Where does the string "Rebuild" appear? Copy every line of the entries below that holds it.

+++ Record set +++

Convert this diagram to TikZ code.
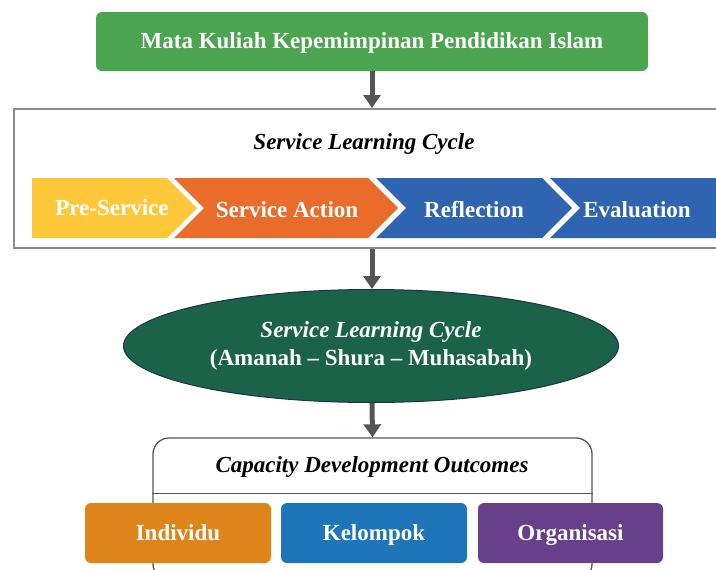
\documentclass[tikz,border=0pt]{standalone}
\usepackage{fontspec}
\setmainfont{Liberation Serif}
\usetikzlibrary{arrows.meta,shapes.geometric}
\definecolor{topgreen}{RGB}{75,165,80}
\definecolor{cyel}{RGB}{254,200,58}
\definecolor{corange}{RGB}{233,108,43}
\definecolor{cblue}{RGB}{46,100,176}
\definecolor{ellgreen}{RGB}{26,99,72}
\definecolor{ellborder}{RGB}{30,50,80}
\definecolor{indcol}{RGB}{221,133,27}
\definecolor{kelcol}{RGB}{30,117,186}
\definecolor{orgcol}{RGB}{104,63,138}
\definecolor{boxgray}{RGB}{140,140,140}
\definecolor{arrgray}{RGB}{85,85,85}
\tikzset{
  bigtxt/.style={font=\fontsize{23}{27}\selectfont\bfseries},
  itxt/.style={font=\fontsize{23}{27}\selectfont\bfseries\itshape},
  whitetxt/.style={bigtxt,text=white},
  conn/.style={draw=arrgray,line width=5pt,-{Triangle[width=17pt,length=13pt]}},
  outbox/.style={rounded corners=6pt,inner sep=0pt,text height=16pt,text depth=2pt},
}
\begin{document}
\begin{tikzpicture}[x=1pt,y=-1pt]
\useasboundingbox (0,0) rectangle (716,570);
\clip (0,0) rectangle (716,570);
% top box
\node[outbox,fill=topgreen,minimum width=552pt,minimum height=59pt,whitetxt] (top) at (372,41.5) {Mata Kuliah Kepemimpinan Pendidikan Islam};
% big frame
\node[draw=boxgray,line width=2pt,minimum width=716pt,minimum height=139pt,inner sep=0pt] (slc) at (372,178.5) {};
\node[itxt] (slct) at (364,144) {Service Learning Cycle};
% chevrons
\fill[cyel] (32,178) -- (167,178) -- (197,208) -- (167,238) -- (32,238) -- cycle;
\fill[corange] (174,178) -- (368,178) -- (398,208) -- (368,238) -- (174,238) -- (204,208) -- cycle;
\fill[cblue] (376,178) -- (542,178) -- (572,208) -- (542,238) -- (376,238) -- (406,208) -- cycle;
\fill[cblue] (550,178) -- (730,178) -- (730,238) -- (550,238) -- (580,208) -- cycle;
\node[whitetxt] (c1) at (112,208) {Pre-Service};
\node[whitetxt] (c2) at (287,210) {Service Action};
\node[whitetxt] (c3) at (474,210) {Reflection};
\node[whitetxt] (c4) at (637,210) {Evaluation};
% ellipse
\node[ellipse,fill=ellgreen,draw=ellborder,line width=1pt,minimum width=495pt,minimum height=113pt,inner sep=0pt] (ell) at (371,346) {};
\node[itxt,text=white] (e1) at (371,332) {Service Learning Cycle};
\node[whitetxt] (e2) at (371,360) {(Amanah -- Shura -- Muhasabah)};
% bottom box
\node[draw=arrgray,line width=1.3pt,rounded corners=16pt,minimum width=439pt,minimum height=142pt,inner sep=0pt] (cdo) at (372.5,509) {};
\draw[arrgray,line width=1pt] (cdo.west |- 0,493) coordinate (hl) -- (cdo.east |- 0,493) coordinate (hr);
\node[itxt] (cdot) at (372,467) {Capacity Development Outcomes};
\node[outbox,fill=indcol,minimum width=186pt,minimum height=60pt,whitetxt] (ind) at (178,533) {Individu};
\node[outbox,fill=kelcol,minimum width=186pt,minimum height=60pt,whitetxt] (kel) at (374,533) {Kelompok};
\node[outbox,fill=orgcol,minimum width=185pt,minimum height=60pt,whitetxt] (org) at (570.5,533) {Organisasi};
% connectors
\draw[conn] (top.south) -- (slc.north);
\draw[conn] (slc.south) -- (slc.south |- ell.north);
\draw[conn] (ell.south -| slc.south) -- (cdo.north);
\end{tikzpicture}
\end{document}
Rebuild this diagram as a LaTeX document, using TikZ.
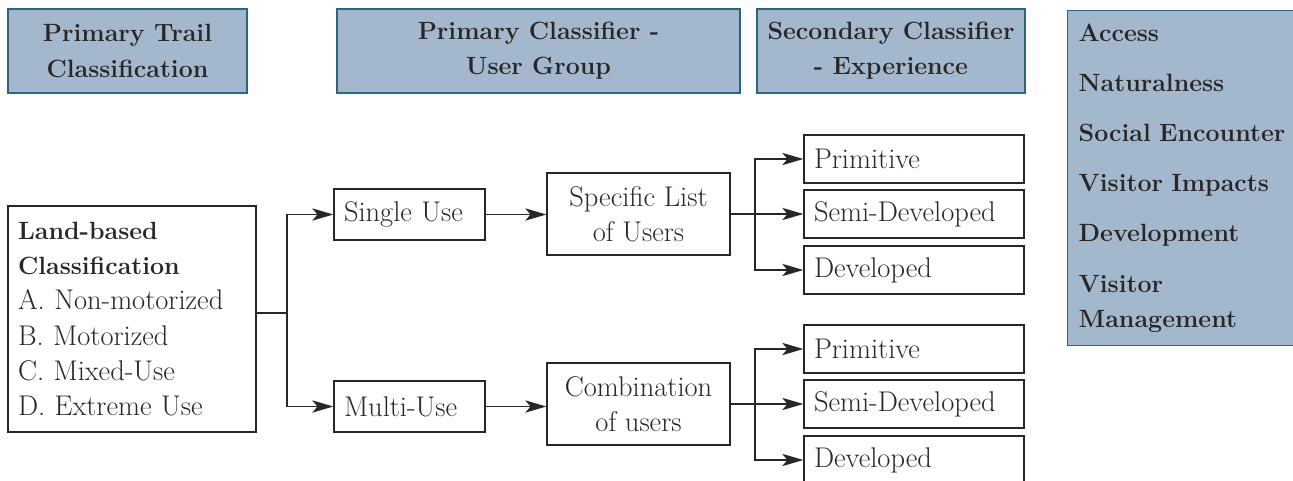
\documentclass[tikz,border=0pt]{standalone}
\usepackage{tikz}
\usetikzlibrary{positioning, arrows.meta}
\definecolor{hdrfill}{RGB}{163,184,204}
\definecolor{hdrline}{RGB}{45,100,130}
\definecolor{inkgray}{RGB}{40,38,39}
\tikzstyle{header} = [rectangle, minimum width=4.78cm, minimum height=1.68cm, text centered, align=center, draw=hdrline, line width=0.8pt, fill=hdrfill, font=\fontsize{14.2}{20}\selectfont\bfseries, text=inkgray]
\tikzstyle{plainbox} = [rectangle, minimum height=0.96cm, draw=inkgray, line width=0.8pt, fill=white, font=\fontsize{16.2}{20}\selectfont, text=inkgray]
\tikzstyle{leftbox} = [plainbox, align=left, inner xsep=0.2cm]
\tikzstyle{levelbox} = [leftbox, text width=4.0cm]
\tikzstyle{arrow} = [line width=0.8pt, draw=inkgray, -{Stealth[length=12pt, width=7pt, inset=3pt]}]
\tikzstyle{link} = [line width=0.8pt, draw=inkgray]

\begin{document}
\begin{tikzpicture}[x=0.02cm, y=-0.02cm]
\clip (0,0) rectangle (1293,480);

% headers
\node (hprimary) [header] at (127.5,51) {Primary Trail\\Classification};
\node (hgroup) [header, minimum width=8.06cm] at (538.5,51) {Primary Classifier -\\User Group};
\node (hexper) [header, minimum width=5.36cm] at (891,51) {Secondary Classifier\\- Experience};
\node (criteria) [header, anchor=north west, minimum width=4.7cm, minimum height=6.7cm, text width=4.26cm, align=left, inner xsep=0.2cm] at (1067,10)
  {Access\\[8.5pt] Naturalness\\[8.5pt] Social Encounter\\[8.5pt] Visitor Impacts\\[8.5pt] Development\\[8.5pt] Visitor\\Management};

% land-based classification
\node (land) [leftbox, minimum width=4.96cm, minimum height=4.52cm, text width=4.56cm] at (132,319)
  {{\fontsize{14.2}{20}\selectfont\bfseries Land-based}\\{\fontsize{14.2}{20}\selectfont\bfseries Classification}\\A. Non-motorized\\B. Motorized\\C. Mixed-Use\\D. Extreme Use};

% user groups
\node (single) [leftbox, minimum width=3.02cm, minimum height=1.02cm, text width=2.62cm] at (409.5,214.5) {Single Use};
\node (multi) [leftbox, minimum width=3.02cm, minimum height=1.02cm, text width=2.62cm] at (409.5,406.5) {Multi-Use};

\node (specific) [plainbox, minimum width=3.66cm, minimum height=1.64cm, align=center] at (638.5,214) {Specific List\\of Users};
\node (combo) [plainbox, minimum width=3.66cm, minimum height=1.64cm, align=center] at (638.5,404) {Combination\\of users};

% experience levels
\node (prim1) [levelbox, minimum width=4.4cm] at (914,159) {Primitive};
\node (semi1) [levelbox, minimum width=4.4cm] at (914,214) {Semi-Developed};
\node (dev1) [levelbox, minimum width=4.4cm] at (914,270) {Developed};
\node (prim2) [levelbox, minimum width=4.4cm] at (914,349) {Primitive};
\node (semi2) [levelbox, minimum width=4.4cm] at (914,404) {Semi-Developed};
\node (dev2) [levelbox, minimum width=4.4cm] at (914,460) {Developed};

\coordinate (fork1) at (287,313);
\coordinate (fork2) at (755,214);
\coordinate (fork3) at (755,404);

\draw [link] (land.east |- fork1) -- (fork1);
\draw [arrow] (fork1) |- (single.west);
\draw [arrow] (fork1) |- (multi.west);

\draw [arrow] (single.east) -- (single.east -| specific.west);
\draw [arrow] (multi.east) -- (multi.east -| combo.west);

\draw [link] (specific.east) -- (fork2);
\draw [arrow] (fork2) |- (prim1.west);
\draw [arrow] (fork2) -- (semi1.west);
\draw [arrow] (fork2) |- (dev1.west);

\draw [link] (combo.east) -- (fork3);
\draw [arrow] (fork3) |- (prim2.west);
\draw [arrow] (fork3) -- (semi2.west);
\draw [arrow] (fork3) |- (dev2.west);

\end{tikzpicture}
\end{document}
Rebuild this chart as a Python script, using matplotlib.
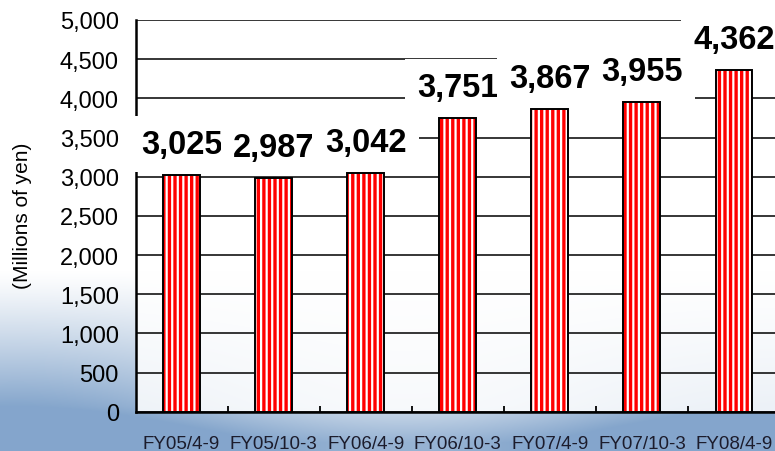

+++

**Output of the exercise**.
Rebuild this diagram as a LaTeX document, using TikZ.
Rebuild this chart as a Python script, using matplotlib.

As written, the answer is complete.